Persone attivissime su Facebook o su Twitter, che riempiono Instagram delle immagini loro e dei loro familiari, che ballano su Tik Tok sono poi frequentemente il perfetto esempio del misantropo o dell’abbandonato. Si spiega anche così il fenomeno degli haters, di quelle persone molto infelici che sfogano la propria rabbia e la propria frustrazione contro qualsiasi individuo o fenomeno da utilizzare come alibi per il proprio fallimento (subcultura dell’alibismo, di chi pensa sempre che sia colpa di qualcun altro)o di suicidi per solitudine quale quello dello Chef che ha annunciato la sua pre-costruita morte prima su Facebook.
Il fatto è che computer, tablet e smartphone formano una barriera a qualsiasi fruizione di comunità. Pensiamo: allo stadio si va in migliaia, al cinema in centinaia, la televisione la si vede spesso in famiglia, ma al computer si sta da soli, come si sta da soli in mezzo alla folla ove si hanno occhi solo per lo schermo del proprio telefonino ed acusticamente isolati con gli auricolari ad alto volume. Ridicola l’immagine del conducente con macchina elettrica, notoriamente silenziosa, che deve suonare il clacson x farsi strada fra sordi e non vedenti digitalmente isolati.
Questa condizione di isolamento è resa ancora peggiore dallo spionaggio intensivo che gli ideatori dei social network praticano nei confronti degli utenti. È un tema che preoccupa gli Stati: in Occidente il cinese Tik Tok è soggetto a limitazioni sui computer degli Enti pubblici, mentre in Cina Google e Facebook sono proibiti. Ma ad essere davvero pervasivo è il Grande Fratello dell’istigazione, molto spesso finalizzato al consumo ma che può andare anche oltre.
È esperienza quotidiana di noi tutti: se abbiamo guardato una foto di Bali, magari di un artistico tempio, la nostra bacheca si riempirà di offerte di viaggi aerei, soggiorni, balsami e altri prodotti che hanno un legame più o meno assonante con l’isola indonesiana. Se partecipiamo ad un forum sul valore del sorriso si scateneranno le offerte di protesi, interventi dentali low-cost, dentifrici e spazzolini e così via.

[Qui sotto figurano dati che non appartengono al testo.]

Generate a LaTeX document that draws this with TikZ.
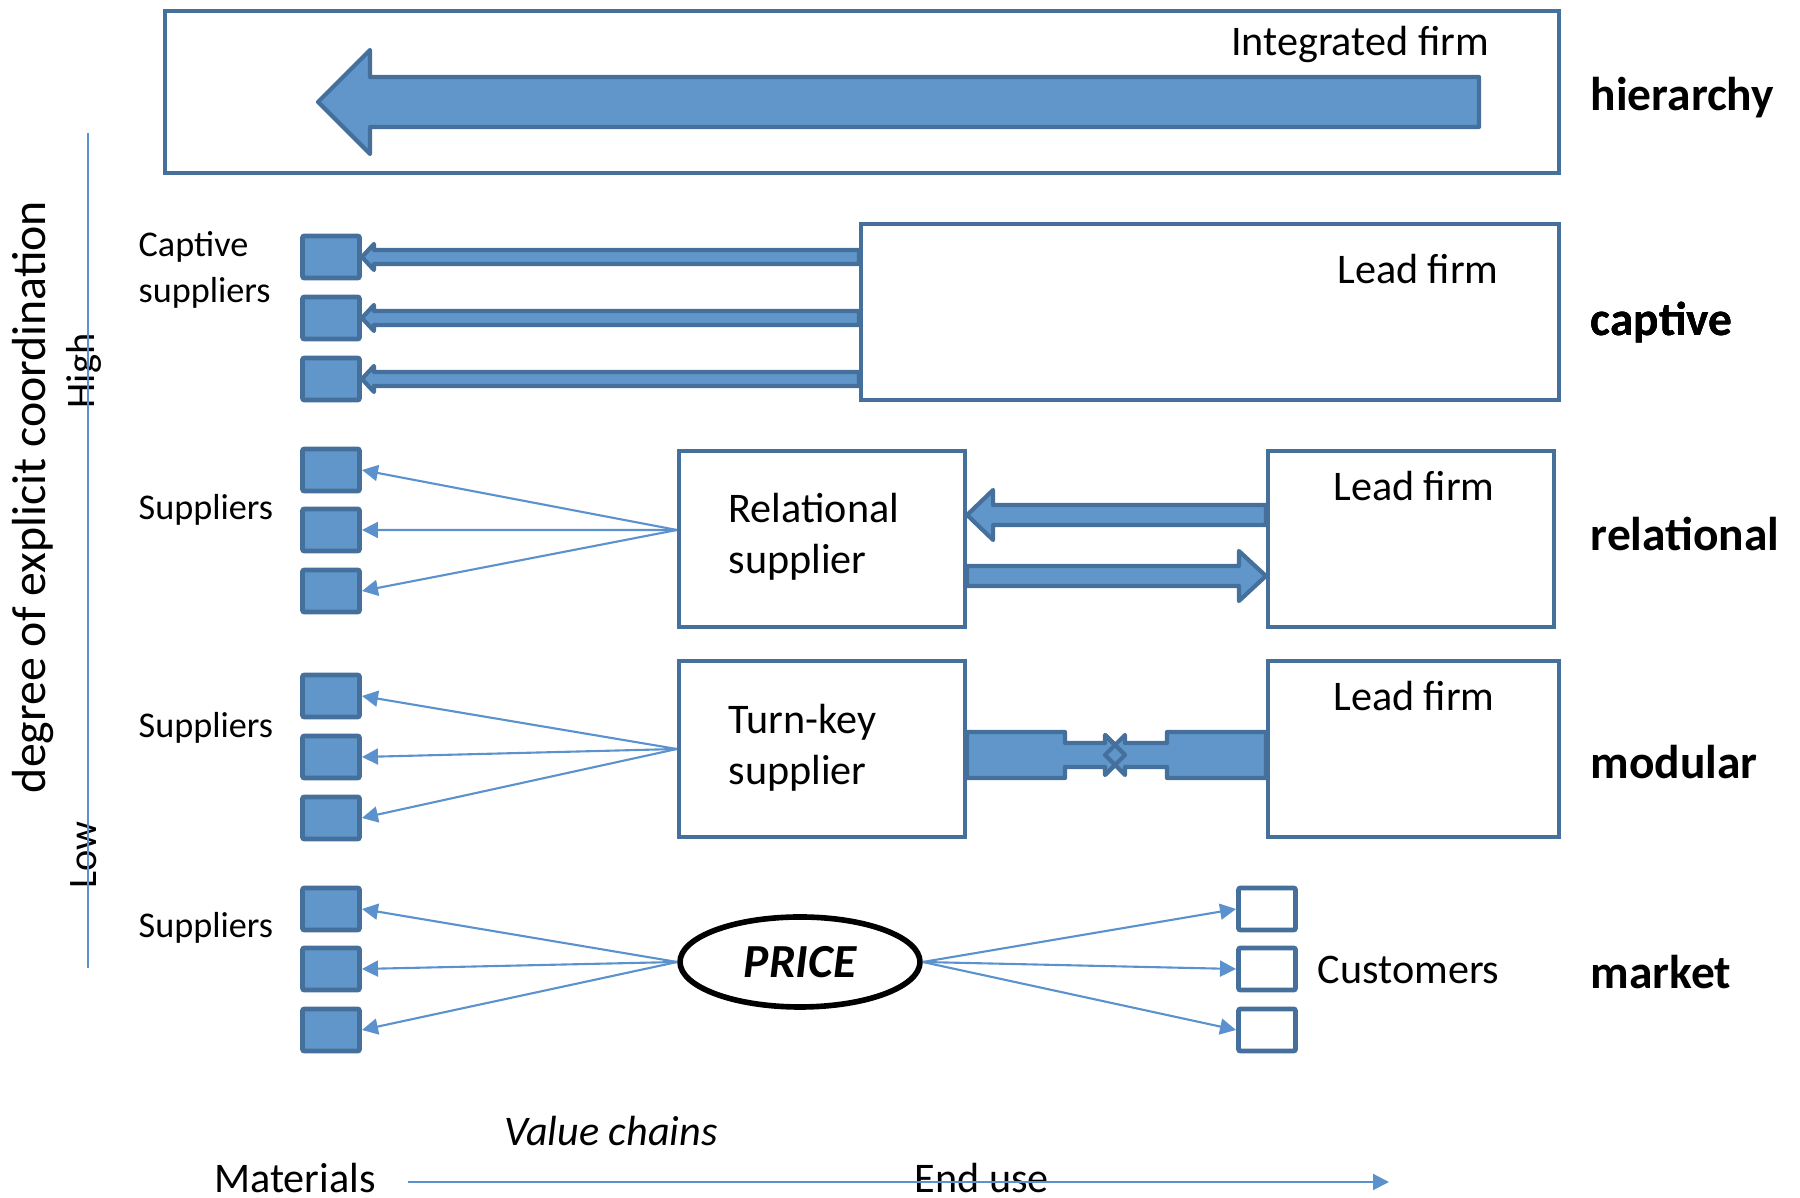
\documentclass[tikz,border=0pt]{standalone}
\usepackage{fontspec}
\setmainfont{Carlito}
\usetikzlibrary{shapes.geometric,arrows.meta,calc}

\definecolor{bfill}{RGB}{96,150,201}
\definecolor{bedge}{RGB}{70,112,156}
\definecolor{bline}{RGB}{91,146,206}

% horizontal block arrow: tail, tip, half shaft, half head, head length (signed)
\newcommand{\blockarrow}[5]{%
  \draw[bararrow] ($(#1|-#2)+(0,#3)$) -- ($(#2)+(#5,#3)$) -- ($(#2)+(#5,#4)$) -- (#2)
    -- ($(#2)+(#5,-#4)$) -- ($(#2)+(#5,-#3)$) -- ($(#1|-#2)+(0,-#3)$) -- cycle;}

\tikzset{
  box/.style={draw=bedge, line width=1.2pt, fill=white, inner sep=0pt},
  sq/.style={draw=bedge, fill=bfill, line width=1.4pt, minimum width=0.57cm, minimum height=0.42cm, inner sep=0pt, rounded corners=0.6pt},
  csq/.style={sq, fill=white},
  txt/.style={font=\fontsize{12}{14.5}\selectfont, inner sep=0pt},
  small/.style={font=\fontsize{10.3}{13.2}\selectfont, inner sep=0pt, anchor=west, align=left},
  kind/.style={font=\fontsize{13.5}{16}\selectfont\bfseries, anchor=west, inner sep=0pt},
  spread/.style={draw=bline, line width=0.6pt, -{Triangle[length=1.6mm,width=1.6mm]}},
  bararrow/.style={draw=bedge, fill=bfill, line width=1.2pt, line join=round},
}

\begin{document}
\begin{tikzpicture}
	\useasboundingbox (0,0) rectangle (18,11.98);

	% hierarchy
	\node[box, minimum width=13.94cm, minimum height=1.62cm] (hb) at (8.62,11.06) {};
	\node[txt] (hbt) at (13.60,11.53) {Integrated firm};
	\coordinate (htail) at (14.79,10.96);
	\coordinate (hhead) at (3.18,10.96);
	\blockarrow{htail}{hhead}{0.25}{0.52}{0.52}
	\node[kind] (hier) at (15.90,11.00) {hierarchy};

	% captive
	\node[box, minimum width=6.98cm, minimum height=1.76cm] (lf1) at (12.10,8.86) {};
	\node[txt] (lf1t) at (14.18,9.29) {Lead firm};
	\node[sq] (c1) at (3.31,9.41) {};
	\node[sq] (c2) at (3.31,8.80) {};
	\node[sq] (c3) at (3.31,8.19) {};
	\node[small] (cs) at (1.38,9.28) {Captive\\suppliers};
	\foreach \s in {c1,c2,c3}
		\blockarrow{lf1.west}{\s.east}{0.07}{0.13}{0.12}
	\node[kind] (capt) at (15.90,8.75) {captive};

	% relational
	\node[box, minimum width=2.86cm, minimum height=1.76cm] (rs) at (8.22,6.59) {};
	\node[txt, align=left, anchor=west] (rst) at (7.28,6.61) {Relational\\supplier};
	\node[box, minimum width=2.86cm, minimum height=1.76cm] (lf2) at (14.11,6.59) {};
	\node[txt] (lf2t) at (14.14,7.12) {Lead firm};
	\node[sq] (r1) at (3.31,7.28) {};
	\node[sq] (r2) at (3.31,6.68) {};
	\node[sq] (r3) at (3.31,6.07) {};
	\node[small] (rsup) at (1.38,6.88) {Suppliers};
	\coordinate (rsrc) at ($(rs.west)+(0,0.09)$);
	\foreach \s in {r1,r2,r3}
		\draw[spread] (rsrc) -- (\s.east);
	\coordinate (rl) at ($(rs.east)+(0,0.24)$);
	\coordinate (rr) at ($(lf2.west)+(0,-0.37)$);
	\blockarrow{lf2.west}{rl}{0.10}{0.25}{0.26}
	\blockarrow{rs.east}{rr}{0.10}{0.25}{-0.27}
	\node[kind] (rel) at (15.90,6.64) {relational};

	% modular
	\node[box, minimum width=2.86cm, minimum height=1.76cm] (tk) at (8.22,4.49) {};
	\node[txt, align=left, anchor=west] (tkt) at (7.28,4.50) {Turn-key\\supplier};
	\node[box, minimum width=2.91cm, minimum height=1.76cm] (lf3) at (14.135,4.49) {};
	\node[txt] (lf3t) at (14.14,5.02) {Lead firm};
	\node[sq] (m1) at (3.31,5.02) {};
	\node[sq] (m2) at (3.31,4.41) {};
	\node[sq] (m3) at (3.31,3.80) {};
	\node[small] (msup) at (1.38,4.70) {Suppliers};
	\foreach \s in {m1,m2,m3}
		\draw[spread] (tk.west) -- (\s.east);
	\draw[bararrow] (tk.east |- 0,4.66) -- (10.65,4.66) -- (10.65,4.55) -- (11.05,4.55) -- (11.05,4.63)
		-- (11.25,4.43) -- (11.05,4.23) -- (11.05,4.31) -- (10.65,4.31) -- (10.65,4.20) -- (tk.east |- 0,4.20) -- cycle;
	\draw[bararrow] (lf3.west |- 0,4.66) -- (11.67,4.66) -- (11.67,4.55) -- (11.25,4.55) -- (11.25,4.63)
		-- (11.05,4.43) -- (11.25,4.23) -- (11.25,4.31) -- (11.67,4.31) -- (11.67,4.20) -- (lf3.west |- 0,4.20) -- cycle;
	\draw[bedge, line width=1.2pt, line join=round] (11.05,4.63) -- (11.25,4.43) -- (11.05,4.23);
	\node[kind] (mod) at (15.90,4.36) {modular};

	% market
	\node[draw=black, line width=1.6pt, shape=ellipse, minimum width=2.40cm, minimum height=0.90cm, inner sep=0pt,
		font=\fontsize{13.5}{16}\selectfont\bfseries\itshape] (price) at (8.00,2.36) {PRICE};
	\node[sq] (k1) at (3.31,2.89) {};
	\node[sq] (k2) at (3.31,2.29) {};
	\node[sq] (k3) at (3.31,1.68) {};
	\node[csq] (u1) at (12.67,2.89) {};
	\node[csq] (u2) at (12.67,2.29) {};
	\node[csq] (u3) at (12.67,1.68) {};
	\node[small] (ksup) at (1.38,2.70) {Suppliers};
	\node[txt, anchor=west] (cust) at (13.17,2.28) {Customers};
	\foreach \s in {k1,k2,k3}
		\draw[spread] (price.west) -- (\s.east);
	\foreach \s in {u1,u2,u3}
		\draw[spread] (price.east) -- (\s.west);
	\node[kind] (mark) at (15.90,2.26) {market};

	% coordination axis
	\coordinate (ahi) at (0.88,10.65);
	\coordinate (alo) at (0.88,2.30);
	\node[txt, font=\fontsize{13.6}{16}\selectfont, rotate=90] (deg) at (0.33,7.01) {degree of explicit coordination};
	\node[txt, font=\fontsize{11.5}{14}\selectfont, rotate=90] (hi) at (0.84,8.27) {High};
	\node[txt, font=\fontsize{11.5}{14}\selectfont, rotate=90] (lo) at (0.84,3.43) {Low};
	\draw[bline, line width=0.6pt] (ahi) -- (alo);

	% value chain axis
	\node[txt, font=\fontsize{12}{14.5}\selectfont\itshape] (vc) at (6.11,0.67) {Value chains};
	\node[txt] (mat) at (2.95,0.20) {Materials};
	\node[txt] (end) at (9.82,0.20) {End use};
	\coordinate (vs) at (4.08,0.16);
	\coordinate (ve) at (13.89,0.16);
	\draw[spread] (vs) -- (ve);

\end{tikzpicture}
\end{document}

Attenzione, questo utilizzo dei dati che prova a intercettare i bisogni e i desideri del cliente non è solo marketing: è antropologia. Proclama che la nostra umanità è tutta in questo quadro di pulsioni, nelle impronte digitali (è il caso di dirlo) che le nostre mani lasciano su una tastiera o che il nostro viso lascia davanti ad uno schermo. E che il rapporto con i nostri simili e con il mondo che ci circonda sia di natura voyeuristica, di noi spettatori sempre più curiosi seriali delle banalità degli altri.

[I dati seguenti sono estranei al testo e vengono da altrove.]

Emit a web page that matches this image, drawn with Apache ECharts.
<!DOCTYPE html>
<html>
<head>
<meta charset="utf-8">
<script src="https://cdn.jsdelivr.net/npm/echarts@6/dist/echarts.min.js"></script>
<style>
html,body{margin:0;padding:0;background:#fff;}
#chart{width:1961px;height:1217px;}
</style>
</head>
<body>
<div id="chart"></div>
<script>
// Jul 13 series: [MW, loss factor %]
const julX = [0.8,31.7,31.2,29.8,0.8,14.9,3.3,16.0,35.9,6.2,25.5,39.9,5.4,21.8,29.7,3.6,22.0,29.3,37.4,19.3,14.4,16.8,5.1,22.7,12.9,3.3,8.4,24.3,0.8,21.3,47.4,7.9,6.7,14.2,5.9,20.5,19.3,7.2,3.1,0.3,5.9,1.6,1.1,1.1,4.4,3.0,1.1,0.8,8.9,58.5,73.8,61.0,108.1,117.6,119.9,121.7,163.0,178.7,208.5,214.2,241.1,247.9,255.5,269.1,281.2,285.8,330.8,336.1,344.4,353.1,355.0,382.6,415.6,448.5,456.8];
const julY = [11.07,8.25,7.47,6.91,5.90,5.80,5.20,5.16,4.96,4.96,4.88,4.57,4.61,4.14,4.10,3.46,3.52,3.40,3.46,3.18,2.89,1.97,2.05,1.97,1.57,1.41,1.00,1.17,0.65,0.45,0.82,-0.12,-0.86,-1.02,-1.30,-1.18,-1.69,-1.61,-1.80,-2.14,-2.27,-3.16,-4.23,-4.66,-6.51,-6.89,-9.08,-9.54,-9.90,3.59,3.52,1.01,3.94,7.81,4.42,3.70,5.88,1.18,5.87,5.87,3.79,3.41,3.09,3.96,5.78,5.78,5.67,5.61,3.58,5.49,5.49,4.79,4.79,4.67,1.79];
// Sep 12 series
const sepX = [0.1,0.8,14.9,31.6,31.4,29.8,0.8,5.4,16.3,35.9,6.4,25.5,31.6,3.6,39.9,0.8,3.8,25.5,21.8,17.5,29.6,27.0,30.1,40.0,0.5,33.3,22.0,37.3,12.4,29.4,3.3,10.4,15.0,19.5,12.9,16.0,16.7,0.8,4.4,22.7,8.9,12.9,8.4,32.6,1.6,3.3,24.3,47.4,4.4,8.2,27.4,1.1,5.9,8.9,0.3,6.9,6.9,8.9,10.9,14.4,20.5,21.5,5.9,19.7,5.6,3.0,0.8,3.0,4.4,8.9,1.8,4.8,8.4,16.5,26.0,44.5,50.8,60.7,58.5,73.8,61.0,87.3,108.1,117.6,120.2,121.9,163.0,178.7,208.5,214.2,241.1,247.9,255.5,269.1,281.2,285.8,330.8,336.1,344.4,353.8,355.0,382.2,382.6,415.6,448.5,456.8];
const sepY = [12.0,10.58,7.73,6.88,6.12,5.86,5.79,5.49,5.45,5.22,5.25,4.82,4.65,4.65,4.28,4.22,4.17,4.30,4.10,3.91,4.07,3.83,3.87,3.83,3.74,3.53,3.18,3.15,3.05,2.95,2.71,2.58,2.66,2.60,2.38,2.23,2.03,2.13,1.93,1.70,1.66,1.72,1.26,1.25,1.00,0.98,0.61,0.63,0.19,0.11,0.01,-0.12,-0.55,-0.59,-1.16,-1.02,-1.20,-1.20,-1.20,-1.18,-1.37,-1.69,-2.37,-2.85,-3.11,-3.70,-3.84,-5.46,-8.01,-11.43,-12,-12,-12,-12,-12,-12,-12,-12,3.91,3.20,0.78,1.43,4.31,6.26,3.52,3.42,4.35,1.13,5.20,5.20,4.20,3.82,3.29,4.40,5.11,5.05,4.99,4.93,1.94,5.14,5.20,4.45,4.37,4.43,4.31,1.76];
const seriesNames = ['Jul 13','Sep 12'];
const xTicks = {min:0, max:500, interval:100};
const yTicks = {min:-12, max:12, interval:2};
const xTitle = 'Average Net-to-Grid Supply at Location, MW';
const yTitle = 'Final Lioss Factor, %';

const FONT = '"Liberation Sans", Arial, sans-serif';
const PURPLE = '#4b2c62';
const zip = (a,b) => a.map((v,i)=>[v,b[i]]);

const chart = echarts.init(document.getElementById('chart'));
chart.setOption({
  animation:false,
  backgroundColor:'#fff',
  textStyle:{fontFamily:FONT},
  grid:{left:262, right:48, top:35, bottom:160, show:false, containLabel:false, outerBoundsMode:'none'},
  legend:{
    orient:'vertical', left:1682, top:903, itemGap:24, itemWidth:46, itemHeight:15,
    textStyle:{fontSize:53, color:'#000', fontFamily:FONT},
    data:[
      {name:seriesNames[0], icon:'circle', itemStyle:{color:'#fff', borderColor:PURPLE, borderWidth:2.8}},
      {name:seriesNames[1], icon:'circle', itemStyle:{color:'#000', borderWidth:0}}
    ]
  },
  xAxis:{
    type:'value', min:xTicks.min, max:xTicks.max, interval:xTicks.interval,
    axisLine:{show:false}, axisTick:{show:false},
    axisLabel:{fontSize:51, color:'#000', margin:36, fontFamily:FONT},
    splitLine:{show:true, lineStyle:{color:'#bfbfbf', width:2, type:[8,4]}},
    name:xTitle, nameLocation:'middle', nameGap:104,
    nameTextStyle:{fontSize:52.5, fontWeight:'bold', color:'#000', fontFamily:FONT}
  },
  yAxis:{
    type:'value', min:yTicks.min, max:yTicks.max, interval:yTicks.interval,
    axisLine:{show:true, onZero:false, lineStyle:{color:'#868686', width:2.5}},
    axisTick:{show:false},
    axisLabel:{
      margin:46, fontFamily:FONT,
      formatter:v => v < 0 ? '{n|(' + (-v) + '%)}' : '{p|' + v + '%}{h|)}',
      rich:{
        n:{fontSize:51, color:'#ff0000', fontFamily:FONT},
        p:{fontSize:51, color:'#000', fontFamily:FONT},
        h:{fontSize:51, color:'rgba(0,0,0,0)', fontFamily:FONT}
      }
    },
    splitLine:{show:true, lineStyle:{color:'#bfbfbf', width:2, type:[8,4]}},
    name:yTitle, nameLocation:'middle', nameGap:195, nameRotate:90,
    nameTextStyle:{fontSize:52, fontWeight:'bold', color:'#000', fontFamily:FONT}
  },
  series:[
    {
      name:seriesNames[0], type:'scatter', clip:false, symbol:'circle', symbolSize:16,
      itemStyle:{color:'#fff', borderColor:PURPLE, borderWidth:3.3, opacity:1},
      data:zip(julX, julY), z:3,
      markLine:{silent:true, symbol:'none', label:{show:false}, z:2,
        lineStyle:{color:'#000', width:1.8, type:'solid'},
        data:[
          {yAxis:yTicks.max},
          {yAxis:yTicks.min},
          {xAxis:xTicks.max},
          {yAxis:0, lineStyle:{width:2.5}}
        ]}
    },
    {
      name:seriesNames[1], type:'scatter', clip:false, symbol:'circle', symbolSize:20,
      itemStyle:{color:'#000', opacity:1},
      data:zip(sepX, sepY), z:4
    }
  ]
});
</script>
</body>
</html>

Stiamo costruendo un mondo fatto di un grande specchio ove ci rispecchiamo in modo adulterato, nel quale siamo talmente innamorati di noi stessi da riempirci di selfie, però allo stesso modo anche talmente preoccupati di essere brutti, goffi o sgraziati da utilizzare diavolerie come i filtri che ci rendono tutti più giovani, più belli, più atletici. Un mondo nel quale, come in due fortunati film record di incassi, non parliamo più fra noi, ma solo tramite avatar, tramite la raffigurazione immaginaria di quello che vorremmo essere e non siamo. Un mondo effimero che porta via una risorsa molto importante quale il Tempo che perso non torna più e ci lascia già più vecchi ma ignoranti quanto prima senza aver colto in quel tempo fuggito via il momento magico per alzare l’asticella del nostro intelletto nella lettura di qualche buon manoscritto sia scolastico che sociale. La foto di questo scenario è il tempo speso in treno da tante persone, spesso i più giovani, che si inebriano di video inutili su Watch, Tik Tok, Instagram.

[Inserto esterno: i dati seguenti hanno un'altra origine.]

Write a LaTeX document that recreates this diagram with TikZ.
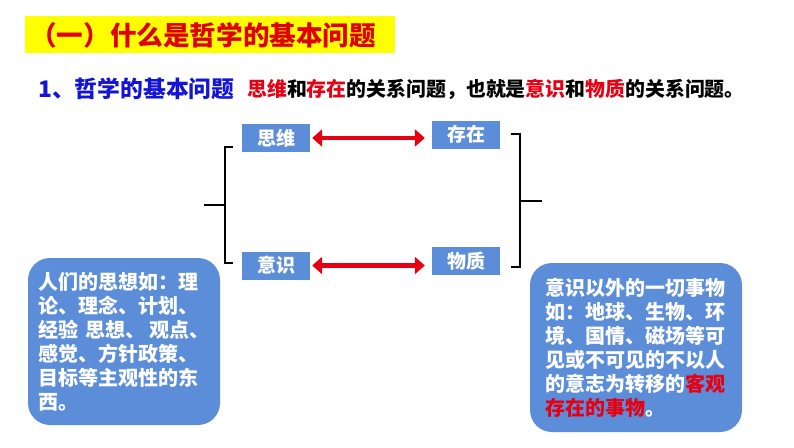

Non c’è solo questo, beninteso: le nuove tecnologie aprono ai nostri ragazzi possibilità inedite, rendono prossimi orizzonti lontani in ogni settore, consentono cose che per la nostra generazione di uomini adulti sarebbero state impensabili. Ma c’è nelle derive sopra descritte una quota di retroumanità (tempo sottratto alle relazioni umane) e di tristezza (solitudine sociale) che sarebbe sbagliato sottovalutare. Diventiamone consapevoli perché senza fraternità non ci sarà più il genere umano mentre gli Umanoidi ad alta tecnologia che noi stiamo creando avranno apprendimenti da algoritmi di rete irraggiungibili e speriamo mai devastanti per la distruzione nell’essere degli Umani. Ecco perché la speranza di non dimenticare la Resurrezione Pasquale possa alimentare il germoglio della necessaria fratellanza umana.